[Figure scripts]
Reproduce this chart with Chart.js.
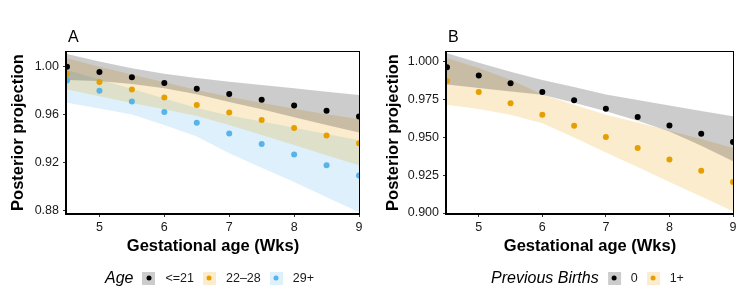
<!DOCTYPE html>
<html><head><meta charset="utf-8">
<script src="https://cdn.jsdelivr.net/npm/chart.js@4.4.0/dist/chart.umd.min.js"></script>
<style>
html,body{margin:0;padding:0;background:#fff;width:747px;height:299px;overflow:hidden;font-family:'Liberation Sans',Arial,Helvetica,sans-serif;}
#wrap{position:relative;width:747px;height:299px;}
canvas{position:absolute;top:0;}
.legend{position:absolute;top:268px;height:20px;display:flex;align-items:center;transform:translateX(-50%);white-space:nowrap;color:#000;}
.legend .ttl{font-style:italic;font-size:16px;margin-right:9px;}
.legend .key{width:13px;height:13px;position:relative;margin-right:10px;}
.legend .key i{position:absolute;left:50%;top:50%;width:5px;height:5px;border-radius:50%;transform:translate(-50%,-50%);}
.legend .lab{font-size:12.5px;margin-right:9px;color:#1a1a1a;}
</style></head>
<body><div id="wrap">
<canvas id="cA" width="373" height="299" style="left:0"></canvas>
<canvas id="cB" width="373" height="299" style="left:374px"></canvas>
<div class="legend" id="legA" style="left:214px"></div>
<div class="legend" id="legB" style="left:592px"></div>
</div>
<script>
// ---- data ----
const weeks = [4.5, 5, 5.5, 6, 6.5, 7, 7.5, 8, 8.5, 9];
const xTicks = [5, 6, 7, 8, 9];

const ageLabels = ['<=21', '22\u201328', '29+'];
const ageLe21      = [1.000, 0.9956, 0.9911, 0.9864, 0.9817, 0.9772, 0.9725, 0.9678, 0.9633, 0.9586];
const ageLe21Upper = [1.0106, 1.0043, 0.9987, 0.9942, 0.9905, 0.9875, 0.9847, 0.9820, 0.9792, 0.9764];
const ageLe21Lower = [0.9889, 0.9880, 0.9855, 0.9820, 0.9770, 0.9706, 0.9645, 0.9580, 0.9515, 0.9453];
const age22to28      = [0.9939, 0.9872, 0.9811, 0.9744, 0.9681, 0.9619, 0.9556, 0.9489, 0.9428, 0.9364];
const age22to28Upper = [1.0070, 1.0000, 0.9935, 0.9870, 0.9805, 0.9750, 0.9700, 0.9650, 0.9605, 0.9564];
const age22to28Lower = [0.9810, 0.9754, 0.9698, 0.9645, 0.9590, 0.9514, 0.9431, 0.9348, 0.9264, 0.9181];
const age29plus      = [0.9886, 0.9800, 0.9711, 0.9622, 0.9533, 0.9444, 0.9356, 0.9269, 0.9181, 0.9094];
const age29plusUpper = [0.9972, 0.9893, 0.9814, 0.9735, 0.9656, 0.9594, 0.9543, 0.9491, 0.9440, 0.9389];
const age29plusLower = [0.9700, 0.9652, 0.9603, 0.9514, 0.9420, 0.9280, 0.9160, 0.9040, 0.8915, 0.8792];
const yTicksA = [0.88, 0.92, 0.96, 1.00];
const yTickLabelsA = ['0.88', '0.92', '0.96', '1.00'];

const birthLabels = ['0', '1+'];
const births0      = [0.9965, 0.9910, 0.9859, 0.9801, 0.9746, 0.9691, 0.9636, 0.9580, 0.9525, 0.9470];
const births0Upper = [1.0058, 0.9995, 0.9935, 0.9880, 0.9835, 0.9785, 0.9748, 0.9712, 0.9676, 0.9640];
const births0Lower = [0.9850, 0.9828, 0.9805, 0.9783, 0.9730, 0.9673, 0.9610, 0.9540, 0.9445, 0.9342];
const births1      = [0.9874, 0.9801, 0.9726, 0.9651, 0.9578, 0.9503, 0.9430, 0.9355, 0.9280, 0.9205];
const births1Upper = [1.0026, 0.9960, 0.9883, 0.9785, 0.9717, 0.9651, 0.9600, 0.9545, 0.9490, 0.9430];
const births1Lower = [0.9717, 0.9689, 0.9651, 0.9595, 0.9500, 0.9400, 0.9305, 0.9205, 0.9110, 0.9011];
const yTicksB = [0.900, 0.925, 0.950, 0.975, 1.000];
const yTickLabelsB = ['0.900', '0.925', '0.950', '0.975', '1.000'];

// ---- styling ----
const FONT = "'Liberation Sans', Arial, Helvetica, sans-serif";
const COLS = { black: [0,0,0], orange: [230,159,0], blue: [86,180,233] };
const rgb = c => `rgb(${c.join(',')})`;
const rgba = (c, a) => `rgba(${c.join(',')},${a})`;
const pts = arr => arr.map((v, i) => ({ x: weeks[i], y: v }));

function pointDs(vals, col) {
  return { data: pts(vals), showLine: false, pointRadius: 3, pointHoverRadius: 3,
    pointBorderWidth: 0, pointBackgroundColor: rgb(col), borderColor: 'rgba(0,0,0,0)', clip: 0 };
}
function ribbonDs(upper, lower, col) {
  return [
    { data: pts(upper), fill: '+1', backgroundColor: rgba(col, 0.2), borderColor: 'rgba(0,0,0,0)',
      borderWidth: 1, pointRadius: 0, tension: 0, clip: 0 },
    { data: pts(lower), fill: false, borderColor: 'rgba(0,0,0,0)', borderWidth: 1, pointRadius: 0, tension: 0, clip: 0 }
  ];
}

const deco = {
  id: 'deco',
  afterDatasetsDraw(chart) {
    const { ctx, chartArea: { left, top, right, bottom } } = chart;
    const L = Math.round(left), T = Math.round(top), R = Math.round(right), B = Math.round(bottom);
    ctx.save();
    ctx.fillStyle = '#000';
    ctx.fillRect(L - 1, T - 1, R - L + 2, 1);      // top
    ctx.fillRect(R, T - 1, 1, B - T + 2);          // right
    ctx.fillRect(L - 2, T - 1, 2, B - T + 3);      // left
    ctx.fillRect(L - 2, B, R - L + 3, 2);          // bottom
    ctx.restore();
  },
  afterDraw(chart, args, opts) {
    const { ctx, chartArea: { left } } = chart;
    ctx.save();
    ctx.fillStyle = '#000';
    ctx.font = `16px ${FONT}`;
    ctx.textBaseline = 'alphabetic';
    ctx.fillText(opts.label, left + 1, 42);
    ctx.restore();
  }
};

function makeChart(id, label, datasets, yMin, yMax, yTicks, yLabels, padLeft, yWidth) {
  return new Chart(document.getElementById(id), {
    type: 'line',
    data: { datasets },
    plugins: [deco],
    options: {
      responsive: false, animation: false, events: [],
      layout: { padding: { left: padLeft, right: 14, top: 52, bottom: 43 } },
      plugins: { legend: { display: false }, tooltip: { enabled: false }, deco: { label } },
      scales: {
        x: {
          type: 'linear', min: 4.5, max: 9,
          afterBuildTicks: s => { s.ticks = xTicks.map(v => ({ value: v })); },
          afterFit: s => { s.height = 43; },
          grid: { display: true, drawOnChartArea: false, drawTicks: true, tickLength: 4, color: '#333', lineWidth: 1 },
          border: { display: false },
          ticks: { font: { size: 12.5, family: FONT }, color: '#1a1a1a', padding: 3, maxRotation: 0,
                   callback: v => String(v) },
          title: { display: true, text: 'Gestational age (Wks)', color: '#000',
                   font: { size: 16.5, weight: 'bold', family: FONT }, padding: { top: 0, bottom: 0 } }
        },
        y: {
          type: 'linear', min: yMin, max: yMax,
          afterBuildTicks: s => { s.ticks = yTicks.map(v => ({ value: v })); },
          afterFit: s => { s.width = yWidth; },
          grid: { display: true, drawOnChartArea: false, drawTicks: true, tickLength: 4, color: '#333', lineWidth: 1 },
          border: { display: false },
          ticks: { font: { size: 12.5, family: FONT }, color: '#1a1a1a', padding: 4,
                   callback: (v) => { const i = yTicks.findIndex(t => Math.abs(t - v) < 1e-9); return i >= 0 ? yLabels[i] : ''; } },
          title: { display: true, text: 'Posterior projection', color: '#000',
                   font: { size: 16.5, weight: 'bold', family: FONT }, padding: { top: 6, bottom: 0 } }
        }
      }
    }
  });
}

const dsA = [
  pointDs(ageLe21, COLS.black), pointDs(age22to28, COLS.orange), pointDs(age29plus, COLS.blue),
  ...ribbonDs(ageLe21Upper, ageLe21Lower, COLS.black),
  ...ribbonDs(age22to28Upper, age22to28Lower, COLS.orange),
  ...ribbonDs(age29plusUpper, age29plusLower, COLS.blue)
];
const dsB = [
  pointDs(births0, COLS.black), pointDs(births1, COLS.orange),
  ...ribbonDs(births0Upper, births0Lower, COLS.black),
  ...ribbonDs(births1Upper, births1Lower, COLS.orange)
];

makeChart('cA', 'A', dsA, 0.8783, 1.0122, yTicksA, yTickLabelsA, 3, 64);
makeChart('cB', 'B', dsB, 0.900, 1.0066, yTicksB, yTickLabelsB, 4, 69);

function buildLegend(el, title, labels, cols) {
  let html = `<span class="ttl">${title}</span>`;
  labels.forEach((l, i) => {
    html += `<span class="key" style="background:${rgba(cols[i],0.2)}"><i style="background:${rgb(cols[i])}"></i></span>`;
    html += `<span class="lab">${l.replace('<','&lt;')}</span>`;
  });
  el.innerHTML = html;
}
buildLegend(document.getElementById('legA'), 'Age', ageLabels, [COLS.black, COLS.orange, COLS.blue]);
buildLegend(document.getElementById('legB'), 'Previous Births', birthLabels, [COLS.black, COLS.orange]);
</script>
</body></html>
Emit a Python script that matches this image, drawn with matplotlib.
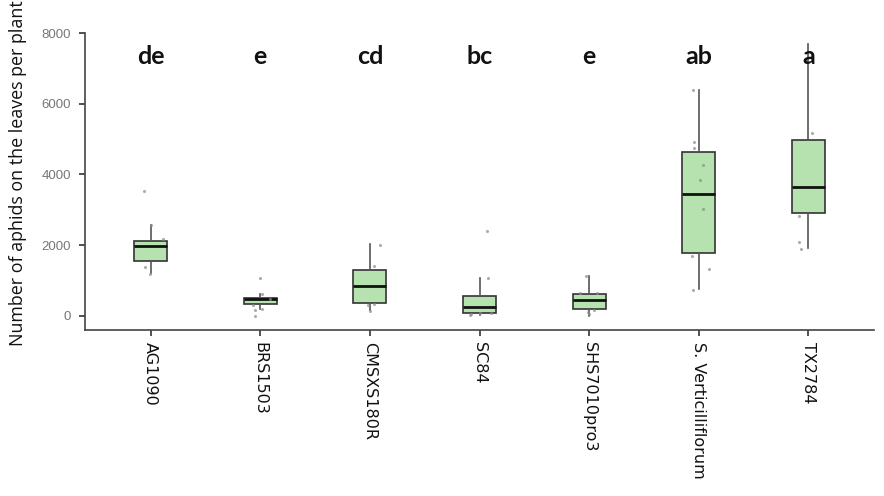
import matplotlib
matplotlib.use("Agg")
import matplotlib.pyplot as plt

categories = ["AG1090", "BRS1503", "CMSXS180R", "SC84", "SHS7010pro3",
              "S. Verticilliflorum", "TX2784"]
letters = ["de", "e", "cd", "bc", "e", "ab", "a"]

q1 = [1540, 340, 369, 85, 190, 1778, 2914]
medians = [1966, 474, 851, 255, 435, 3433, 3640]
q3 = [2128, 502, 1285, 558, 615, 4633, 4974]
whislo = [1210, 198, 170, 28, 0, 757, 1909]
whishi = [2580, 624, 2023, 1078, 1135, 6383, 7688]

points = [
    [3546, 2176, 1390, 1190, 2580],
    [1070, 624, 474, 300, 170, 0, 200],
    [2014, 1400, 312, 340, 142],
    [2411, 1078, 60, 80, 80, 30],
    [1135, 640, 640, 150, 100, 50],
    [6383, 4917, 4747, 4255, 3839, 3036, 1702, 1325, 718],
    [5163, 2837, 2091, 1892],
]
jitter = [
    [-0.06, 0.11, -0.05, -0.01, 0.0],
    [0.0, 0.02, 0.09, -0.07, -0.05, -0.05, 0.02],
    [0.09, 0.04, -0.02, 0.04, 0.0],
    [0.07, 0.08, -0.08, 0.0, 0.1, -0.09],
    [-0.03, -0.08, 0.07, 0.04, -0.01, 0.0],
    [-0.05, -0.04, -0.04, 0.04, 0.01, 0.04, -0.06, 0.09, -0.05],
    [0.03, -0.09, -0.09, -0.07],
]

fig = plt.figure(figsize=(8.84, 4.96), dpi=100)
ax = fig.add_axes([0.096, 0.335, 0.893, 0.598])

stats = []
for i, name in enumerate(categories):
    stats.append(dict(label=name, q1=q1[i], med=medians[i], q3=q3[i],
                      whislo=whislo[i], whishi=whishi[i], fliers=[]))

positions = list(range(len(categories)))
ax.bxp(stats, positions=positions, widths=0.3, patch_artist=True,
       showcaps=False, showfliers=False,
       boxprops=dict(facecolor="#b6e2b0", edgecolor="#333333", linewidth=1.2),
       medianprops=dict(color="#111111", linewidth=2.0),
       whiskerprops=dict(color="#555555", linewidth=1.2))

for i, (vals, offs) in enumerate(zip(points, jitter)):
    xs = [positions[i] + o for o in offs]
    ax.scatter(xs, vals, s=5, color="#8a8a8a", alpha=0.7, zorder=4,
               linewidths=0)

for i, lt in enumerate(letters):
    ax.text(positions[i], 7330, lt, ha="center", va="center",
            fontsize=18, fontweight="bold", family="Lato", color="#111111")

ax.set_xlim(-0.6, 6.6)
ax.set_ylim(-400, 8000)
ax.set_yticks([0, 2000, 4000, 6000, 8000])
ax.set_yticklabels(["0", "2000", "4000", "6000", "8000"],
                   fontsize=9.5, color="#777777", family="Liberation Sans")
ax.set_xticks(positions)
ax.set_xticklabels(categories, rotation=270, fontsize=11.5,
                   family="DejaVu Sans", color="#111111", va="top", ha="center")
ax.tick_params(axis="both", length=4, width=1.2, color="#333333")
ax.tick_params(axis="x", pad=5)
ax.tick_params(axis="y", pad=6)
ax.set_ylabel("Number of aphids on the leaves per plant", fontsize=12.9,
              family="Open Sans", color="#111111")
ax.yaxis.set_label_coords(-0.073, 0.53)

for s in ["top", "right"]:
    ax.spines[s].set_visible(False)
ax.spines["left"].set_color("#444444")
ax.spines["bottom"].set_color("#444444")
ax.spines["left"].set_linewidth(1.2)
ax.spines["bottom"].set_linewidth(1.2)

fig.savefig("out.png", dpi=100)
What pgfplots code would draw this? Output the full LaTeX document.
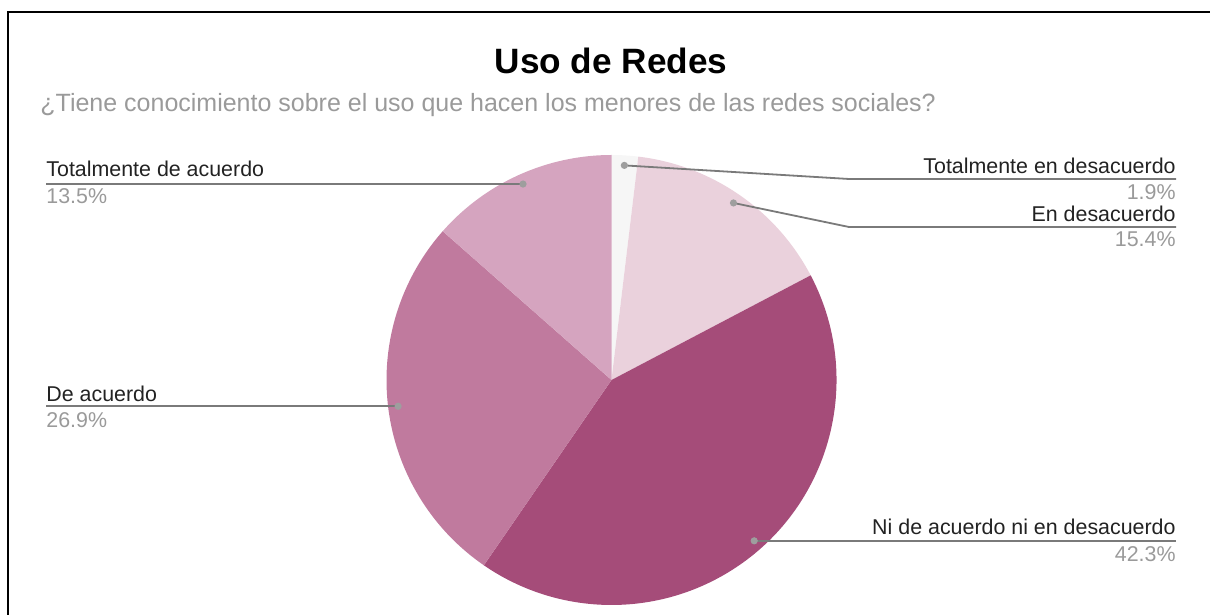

[GOAL] Copy out, exactly, every line from the one that contains "Emit a Python" through the one that contains "import matplotlib.pyplot as plt". Pictures stay out of the copy.

[ANSWER FOR THE TASK]
Emit a Python script that matches this image, drawn with matplotlib.
import matplotlib
matplotlib.use("Agg")
import matplotlib.pyplot as plt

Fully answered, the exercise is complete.